Given information:
━━━
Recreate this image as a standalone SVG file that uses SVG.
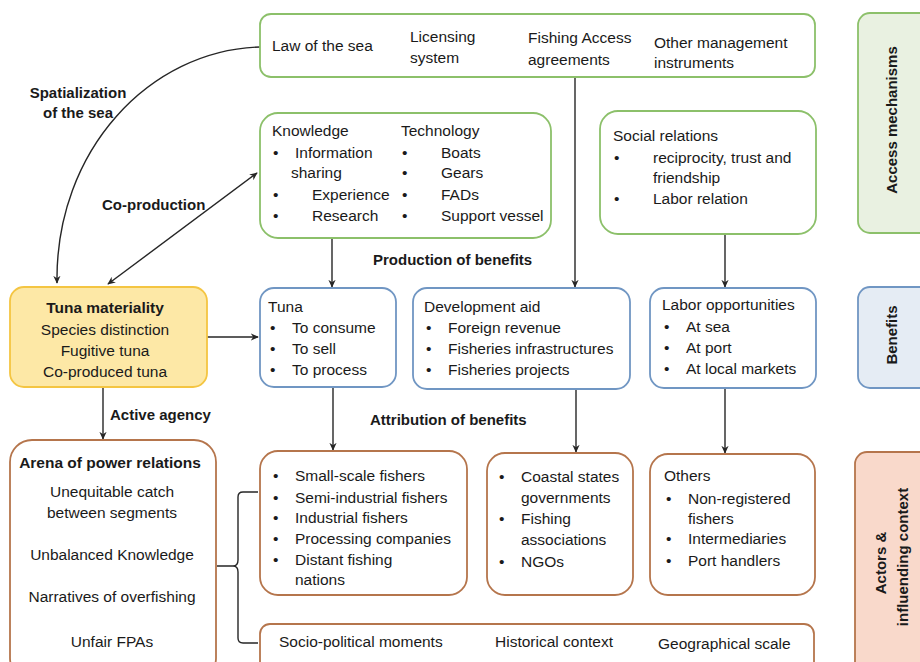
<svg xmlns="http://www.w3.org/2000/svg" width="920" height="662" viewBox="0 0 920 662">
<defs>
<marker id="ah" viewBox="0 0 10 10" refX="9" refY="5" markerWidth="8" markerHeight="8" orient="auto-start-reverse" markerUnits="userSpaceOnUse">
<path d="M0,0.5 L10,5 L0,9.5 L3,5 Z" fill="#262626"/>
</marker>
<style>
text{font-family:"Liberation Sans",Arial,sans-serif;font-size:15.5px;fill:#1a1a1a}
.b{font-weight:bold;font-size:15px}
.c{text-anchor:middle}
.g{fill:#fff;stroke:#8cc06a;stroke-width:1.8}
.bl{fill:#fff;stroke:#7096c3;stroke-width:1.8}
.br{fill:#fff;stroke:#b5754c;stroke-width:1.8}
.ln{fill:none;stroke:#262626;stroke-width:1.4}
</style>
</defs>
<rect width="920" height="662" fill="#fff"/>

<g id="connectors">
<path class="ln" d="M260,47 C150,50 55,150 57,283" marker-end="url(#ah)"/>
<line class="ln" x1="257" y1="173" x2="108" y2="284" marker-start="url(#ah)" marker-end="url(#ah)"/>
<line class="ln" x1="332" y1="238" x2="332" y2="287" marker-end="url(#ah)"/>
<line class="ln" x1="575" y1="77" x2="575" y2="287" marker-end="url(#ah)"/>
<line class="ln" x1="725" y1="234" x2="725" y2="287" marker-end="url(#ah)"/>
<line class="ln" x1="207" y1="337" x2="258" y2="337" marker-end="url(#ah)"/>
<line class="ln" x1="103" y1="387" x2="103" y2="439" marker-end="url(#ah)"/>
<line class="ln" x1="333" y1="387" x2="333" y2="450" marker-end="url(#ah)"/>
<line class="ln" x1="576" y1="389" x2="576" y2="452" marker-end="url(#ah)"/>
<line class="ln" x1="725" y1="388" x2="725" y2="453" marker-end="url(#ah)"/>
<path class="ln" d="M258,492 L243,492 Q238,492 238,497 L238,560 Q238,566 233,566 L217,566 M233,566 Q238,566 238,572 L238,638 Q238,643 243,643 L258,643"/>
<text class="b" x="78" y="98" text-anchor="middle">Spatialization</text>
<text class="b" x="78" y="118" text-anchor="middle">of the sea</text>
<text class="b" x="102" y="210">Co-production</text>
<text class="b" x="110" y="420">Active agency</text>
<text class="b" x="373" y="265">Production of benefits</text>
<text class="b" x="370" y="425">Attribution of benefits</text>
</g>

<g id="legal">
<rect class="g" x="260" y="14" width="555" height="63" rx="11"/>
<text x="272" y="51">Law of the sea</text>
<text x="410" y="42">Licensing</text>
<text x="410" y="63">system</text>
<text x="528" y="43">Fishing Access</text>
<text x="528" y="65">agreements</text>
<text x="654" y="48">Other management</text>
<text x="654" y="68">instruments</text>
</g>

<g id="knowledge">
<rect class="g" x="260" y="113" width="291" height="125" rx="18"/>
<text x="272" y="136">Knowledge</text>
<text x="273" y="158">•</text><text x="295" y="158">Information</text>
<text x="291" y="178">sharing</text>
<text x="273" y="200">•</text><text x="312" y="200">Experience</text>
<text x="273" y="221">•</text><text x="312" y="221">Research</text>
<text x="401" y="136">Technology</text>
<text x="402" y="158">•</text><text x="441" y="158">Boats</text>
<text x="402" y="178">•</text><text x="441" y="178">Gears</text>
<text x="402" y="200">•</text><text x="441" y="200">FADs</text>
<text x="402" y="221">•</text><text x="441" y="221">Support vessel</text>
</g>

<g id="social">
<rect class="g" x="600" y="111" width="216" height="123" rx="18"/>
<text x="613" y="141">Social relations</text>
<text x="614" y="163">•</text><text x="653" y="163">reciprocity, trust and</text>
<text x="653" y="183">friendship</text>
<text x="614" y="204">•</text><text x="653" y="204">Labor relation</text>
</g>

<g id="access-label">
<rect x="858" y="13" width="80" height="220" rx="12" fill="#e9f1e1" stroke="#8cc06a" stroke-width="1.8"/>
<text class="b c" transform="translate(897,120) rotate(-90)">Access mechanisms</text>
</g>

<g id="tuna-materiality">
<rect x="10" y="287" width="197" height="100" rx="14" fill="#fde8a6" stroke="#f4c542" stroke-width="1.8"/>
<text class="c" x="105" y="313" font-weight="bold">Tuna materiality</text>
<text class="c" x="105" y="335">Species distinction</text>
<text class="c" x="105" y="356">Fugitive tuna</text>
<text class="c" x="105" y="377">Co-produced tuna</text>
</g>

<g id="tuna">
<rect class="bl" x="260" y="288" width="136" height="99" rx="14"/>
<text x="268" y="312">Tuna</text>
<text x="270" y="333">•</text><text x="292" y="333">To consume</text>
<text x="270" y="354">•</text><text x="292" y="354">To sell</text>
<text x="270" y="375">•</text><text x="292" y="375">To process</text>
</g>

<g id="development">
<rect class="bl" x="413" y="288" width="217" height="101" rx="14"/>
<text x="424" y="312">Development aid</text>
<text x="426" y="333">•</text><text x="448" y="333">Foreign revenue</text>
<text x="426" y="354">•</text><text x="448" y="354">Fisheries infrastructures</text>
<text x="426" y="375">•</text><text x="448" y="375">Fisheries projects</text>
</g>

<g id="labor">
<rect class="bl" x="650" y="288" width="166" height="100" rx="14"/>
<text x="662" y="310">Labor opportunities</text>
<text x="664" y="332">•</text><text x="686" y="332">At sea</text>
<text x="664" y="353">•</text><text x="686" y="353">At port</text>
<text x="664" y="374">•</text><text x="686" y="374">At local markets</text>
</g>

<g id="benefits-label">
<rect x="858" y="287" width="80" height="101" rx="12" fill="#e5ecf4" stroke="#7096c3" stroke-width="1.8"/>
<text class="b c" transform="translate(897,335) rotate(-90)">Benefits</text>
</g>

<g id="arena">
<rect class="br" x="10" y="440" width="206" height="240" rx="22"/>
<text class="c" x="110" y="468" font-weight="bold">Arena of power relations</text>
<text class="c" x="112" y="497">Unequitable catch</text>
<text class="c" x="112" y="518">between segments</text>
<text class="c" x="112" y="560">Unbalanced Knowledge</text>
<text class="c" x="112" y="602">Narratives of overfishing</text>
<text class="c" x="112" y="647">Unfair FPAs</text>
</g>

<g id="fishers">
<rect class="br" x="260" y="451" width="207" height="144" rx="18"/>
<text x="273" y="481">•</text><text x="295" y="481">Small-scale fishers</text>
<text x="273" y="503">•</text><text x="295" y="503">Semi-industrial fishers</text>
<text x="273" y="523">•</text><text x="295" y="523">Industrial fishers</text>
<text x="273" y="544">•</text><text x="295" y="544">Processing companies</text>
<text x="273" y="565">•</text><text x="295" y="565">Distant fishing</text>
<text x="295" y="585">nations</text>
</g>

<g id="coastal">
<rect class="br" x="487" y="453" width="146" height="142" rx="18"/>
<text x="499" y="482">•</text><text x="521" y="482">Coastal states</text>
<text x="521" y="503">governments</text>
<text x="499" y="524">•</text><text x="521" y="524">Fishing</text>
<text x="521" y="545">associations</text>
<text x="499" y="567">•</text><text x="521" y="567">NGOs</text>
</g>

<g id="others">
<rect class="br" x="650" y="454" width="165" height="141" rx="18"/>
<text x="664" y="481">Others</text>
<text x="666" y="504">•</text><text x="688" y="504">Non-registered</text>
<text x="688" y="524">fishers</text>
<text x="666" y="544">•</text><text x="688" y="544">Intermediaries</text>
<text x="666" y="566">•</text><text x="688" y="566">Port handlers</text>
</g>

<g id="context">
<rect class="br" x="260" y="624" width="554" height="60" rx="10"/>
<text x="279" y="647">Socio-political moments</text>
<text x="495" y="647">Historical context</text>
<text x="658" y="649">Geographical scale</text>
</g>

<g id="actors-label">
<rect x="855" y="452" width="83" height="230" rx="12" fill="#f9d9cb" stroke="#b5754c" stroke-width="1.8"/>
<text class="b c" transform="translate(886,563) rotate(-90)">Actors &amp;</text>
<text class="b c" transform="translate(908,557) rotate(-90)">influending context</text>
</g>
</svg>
━━━
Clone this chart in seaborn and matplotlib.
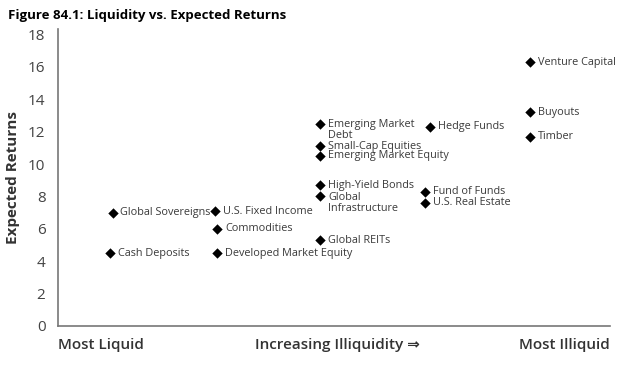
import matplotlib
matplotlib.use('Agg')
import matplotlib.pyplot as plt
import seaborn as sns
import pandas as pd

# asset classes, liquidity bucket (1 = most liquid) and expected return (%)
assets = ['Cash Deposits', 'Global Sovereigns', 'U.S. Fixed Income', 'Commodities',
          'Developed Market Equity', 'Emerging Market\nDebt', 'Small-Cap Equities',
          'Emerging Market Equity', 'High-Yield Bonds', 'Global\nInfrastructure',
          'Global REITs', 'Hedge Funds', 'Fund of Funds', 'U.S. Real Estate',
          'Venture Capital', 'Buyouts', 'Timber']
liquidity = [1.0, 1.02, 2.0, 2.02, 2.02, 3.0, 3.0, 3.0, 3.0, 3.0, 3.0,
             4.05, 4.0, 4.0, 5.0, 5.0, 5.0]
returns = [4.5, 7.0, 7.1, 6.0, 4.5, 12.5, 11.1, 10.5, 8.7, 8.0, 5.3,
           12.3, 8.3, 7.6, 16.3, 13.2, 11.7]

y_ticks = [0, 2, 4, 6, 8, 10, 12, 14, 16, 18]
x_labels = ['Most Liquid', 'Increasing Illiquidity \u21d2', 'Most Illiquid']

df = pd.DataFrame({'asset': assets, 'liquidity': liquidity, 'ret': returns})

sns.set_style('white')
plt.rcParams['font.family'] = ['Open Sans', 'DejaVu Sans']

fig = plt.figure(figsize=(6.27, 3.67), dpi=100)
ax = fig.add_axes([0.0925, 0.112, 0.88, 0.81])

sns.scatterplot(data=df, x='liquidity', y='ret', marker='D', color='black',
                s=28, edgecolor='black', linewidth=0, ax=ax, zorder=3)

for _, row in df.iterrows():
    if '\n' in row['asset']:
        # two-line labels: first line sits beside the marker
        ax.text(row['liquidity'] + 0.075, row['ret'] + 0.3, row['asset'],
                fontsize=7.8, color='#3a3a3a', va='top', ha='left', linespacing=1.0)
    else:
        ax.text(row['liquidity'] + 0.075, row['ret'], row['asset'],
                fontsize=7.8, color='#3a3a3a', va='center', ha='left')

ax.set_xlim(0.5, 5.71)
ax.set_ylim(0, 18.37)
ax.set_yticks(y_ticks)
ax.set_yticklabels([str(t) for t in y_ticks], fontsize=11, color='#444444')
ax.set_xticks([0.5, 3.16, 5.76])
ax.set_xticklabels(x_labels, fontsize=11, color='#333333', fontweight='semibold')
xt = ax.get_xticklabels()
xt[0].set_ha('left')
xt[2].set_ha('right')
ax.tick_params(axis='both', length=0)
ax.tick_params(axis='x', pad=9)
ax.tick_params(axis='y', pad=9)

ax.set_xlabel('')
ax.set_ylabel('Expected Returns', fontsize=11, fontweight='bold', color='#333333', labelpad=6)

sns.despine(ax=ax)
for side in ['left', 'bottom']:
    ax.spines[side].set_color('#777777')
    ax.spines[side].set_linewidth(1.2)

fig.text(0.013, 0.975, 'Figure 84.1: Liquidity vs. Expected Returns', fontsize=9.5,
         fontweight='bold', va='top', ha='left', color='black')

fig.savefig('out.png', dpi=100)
━━━
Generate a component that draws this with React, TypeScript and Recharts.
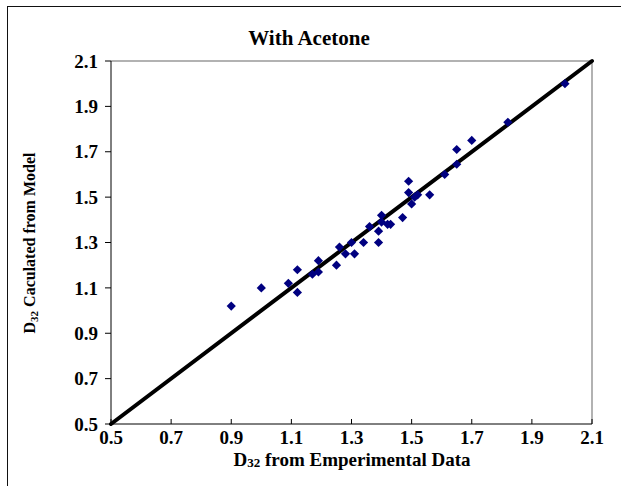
━━━
Aim: In the listing above, locate each line with "that" and copy it.

Complete answer:
Recreate this image as a standalone SVG file that uses SVG.
Generate a component that draws this with React, TypeScript and Recharts.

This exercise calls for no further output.